Problem to solve ->
Quote the listing in full, exactly as given, minus any pictures.

Information shown ->
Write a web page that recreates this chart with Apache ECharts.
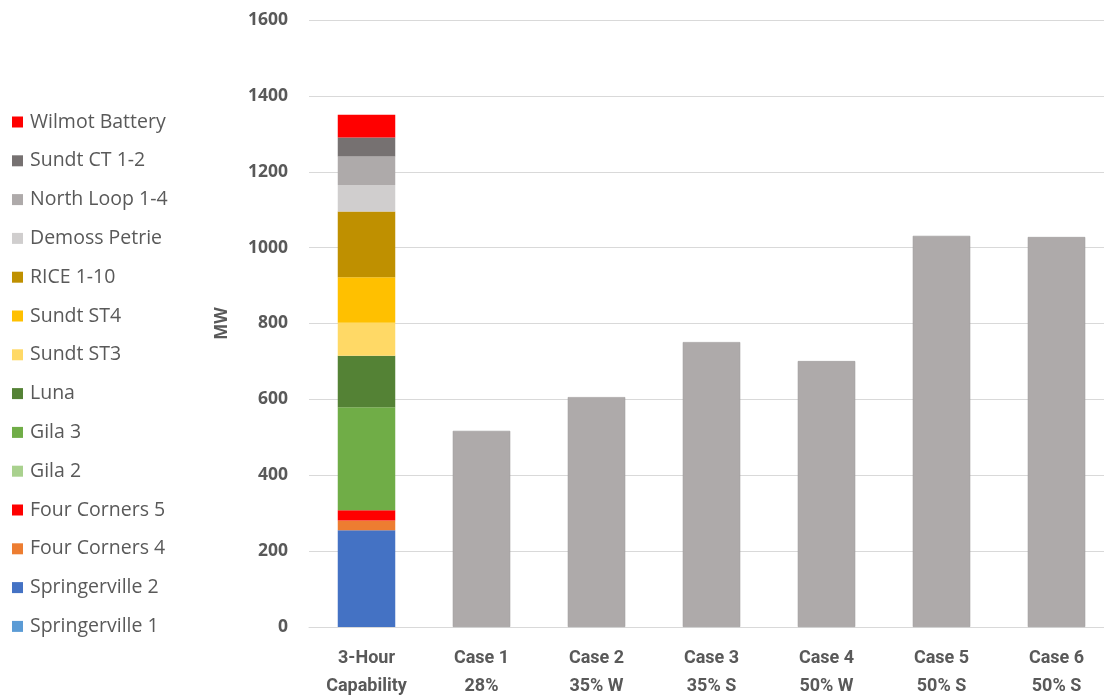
<!DOCTYPE html>
<html>
<head>
<meta charset="utf-8">
<script src="https://cdn.jsdelivr.net/npm/echarts@6/dist/echarts.min.js"></script>
<style>
  html, body { margin: 0; padding: 0; background: #ffffff; }
  #chart { width: 1104px; height: 700px; }
</style>
</head>
<body>
<div id="chart"></div>
<script>
// Category labels along the x axis
const categories = ['3-Hour\nCapability', 'Case 1\n28%', 'Case 2\n35% W', 'Case 3\n35% S', 'Case 4\n50% W', 'Case 5\n50% S', 'Case 6\n50% S'];

// Generating units making up the 3-hour capability (bottom to top), MW
const unitNames = ['Springerville 1', 'Springerville 2', 'Four Corners 4', 'Four Corners 5', 'Gila 2', 'Gila 3', 'Luna', 'Sundt ST3', 'Sundt ST4', 'RICE 1-10', 'Demoss Petrie', 'North Loop 1-4', 'Sundt CT 1-2', 'Wilmot Battery'];
const unitMW = [0, 255, 26, 27, 0, 271, 136, 87, 120, 173, 70, 75, 50, 60];
const unitColors = ['#5B9BD5', '#4472C4', '#ED7D31', '#FF0000', '#A9D18E', '#70AD47', '#548235', '#FFD966', '#FFC000', '#BF9000', '#D0CECE', '#AEAAAA', '#767171', '#FF0000'];

// Requirement for each case, MW
const caseMW = [517, 606, 751, 701, 1031, 1028];

// Y axis range
const yMin = 0, yMax = 1600, yStep = 200;

const series = unitNames.map((name, i) => ({
  name: name,
  type: 'bar',
  stack: 'total',
  barWidth: '50%',
  itemStyle: { color: unitColors[i] },
  data: categories.map((c, j) => (j === 0 ? unitMW[i] : '-'))
}));

series.push({
  name: 'Case',
  type: 'bar',
  stack: 'total',
  barWidth: '50%',
  itemStyle: { color: '#AEAAAA', borderColor: '#9C9898', borderWidth: 0.6 },
  data: ['-'].concat(caseMW)
});

const chart = echarts.init(document.getElementById('chart'));
chart.setOption({
  animation: false,
  backgroundColor: '#ffffff',
  // plot area runs slightly past the right edge of the canvas
  grid: { left: 309, width: 805, top: 20, bottom: 73, containLabel: false, outerBoundsMode: 'none' },
  legend: {
    orient: 'vertical',
    left: 7,
    top: 106,
    itemWidth: 11,
    itemHeight: 11,
    itemGap: 16.8,
    icon: 'rect',
    data: unitNames.slice().reverse(),
    textStyle: { fontFamily: 'Open Sans', fontSize: 19.5, color: '#595959', lineHeight: 22, padding: [0, 0, 0, 2] }
  },
  xAxis: {
    type: 'category',
    data: categories,
    axisLine: { lineStyle: { color: '#D9D9D9', width: 1 } },
    axisTick: { show: false },
    axisLabel: {
      interval: 0,
      margin: 17,
      fontFamily: 'Liberation Sans Narrow, Roboto, sans-serif',
      fontWeight: 'bold',
      fontSize: 18,
      lineHeight: 28,
      color: '#595959'
    }
  },
  yAxis: {
    type: 'value',
    min: yMin,
    max: yMax,
    interval: yStep,
    name: 'MW',
    nameLocation: 'middle',
    nameGap: 78,
    nameRotate: 90,
    nameTextStyle: { fontFamily: 'Open Sans', fontWeight: 'bold', fontSize: 17, color: '#595959' },
    axisLine: { show: false },
    axisTick: { show: false },
    axisLabel: {
      margin: 21,
      fontFamily: 'Open Sans',
      fontWeight: 'bold',
      fontSize: 17.5,
      color: '#595959',
      formatter: (v) => String(v)
    },
    splitLine: { lineStyle: { color: '#D9D9D9', width: 1 } }
  },
  series: series
});
</script>
</body>
</html>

Written solution ->
Write a web page that recreates this chart with Apache ECharts.
<!DOCTYPE html>
<html>
<head>
<meta charset="utf-8">
<script src="https://cdn.jsdelivr.net/npm/echarts@6/dist/echarts.min.js"></script>
<style>
  html, body { margin: 0; padding: 0; background: #ffffff; }
  #chart { width: 1104px; height: 700px; }
</style>
</head>
<body>
<div id="chart"></div>
<script>
// Category labels along the x axis
const categories = ['3-Hour\nCapability', 'Case 1\n28%', 'Case 2\n35% W', 'Case 3\n35% S', 'Case 4\n50% W', 'Case 5\n50% S', 'Case 6\n50% S'];

// Generating units making up the 3-hour capability (bottom to top), MW
const unitNames = ['Springerville 1', 'Springerville 2', 'Four Corners 4', 'Four Corners 5', 'Gila 2', 'Gila 3', 'Luna', 'Sundt ST3', 'Sundt ST4', 'RICE 1-10', 'Demoss Petrie', 'North Loop 1-4', 'Sundt CT 1-2', 'Wilmot Battery'];
const unitMW = [0, 255, 26, 27, 0, 271, 136, 87, 120, 173, 70, 75, 50, 60];
const unitColors = ['#5B9BD5', '#4472C4', '#ED7D31', '#FF0000', '#A9D18E', '#70AD47', '#548235', '#FFD966', '#FFC000', '#BF9000', '#D0CECE', '#AEAAAA', '#767171', '#FF0000'];

// Requirement for each case, MW
const caseMW = [517, 606, 751, 701, 1031, 1028];

// Y axis range
const yMin = 0, yMax = 1600, yStep = 200;

const series = unitNames.map((name, i) => ({
  name: name,
  type: 'bar',
  stack: 'total',
  barWidth: '50%',
  itemStyle: { color: unitColors[i] },
  data: categories.map((c, j) => (j === 0 ? unitMW[i] : '-'))
}));

series.push({
  name: 'Case',
  type: 'bar',
  stack: 'total',
  barWidth: '50%',
  itemStyle: { color: '#AEAAAA', borderColor: '#9C9898', borderWidth: 0.6 },
  data: ['-'].concat(caseMW)
});

const chart = echarts.init(document.getElementById('chart'));
chart.setOption({
  animation: false,
  backgroundColor: '#ffffff',
  // plot area runs slightly past the right edge of the canvas
  grid: { left: 309, width: 805, top: 20, bottom: 73, containLabel: false, outerBoundsMode: 'none' },
  legend: {
    orient: 'vertical',
    left: 7,
    top: 106,
    itemWidth: 11,
    itemHeight: 11,
    itemGap: 16.8,
    icon: 'rect',
    data: unitNames.slice().reverse(),
    textStyle: { fontFamily: 'Open Sans', fontSize: 19.5, color: '#595959', lineHeight: 22, padding: [0, 0, 0, 2] }
  },
  xAxis: {
    type: 'category',
    data: categories,
    axisLine: { lineStyle: { color: '#D9D9D9', width: 1 } },
    axisTick: { show: false },
    axisLabel: {
      interval: 0,
      margin: 17,
      fontFamily: 'Liberation Sans Narrow, Roboto, sans-serif',
      fontWeight: 'bold',
      fontSize: 18,
      lineHeight: 28,
      color: '#595959'
    }
  },
  yAxis: {
    type: 'value',
    min: yMin,
    max: yMax,
    interval: yStep,
    name: 'MW',
    nameLocation: 'middle',
    nameGap: 78,
    nameRotate: 90,
    nameTextStyle: { fontFamily: 'Open Sans', fontWeight: 'bold', fontSize: 17, color: '#595959' },
    axisLine: { show: false },
    axisTick: { show: false },
    axisLabel: {
      margin: 21,
      fontFamily: 'Open Sans',
      fontWeight: 'bold',
      fontSize: 17.5,
      color: '#595959',
      formatter: (v) => String(v)
    },
    splitLine: { lineStyle: { color: '#D9D9D9', width: 1 } }
  },
  series: series
});
</script>
</body>
</html>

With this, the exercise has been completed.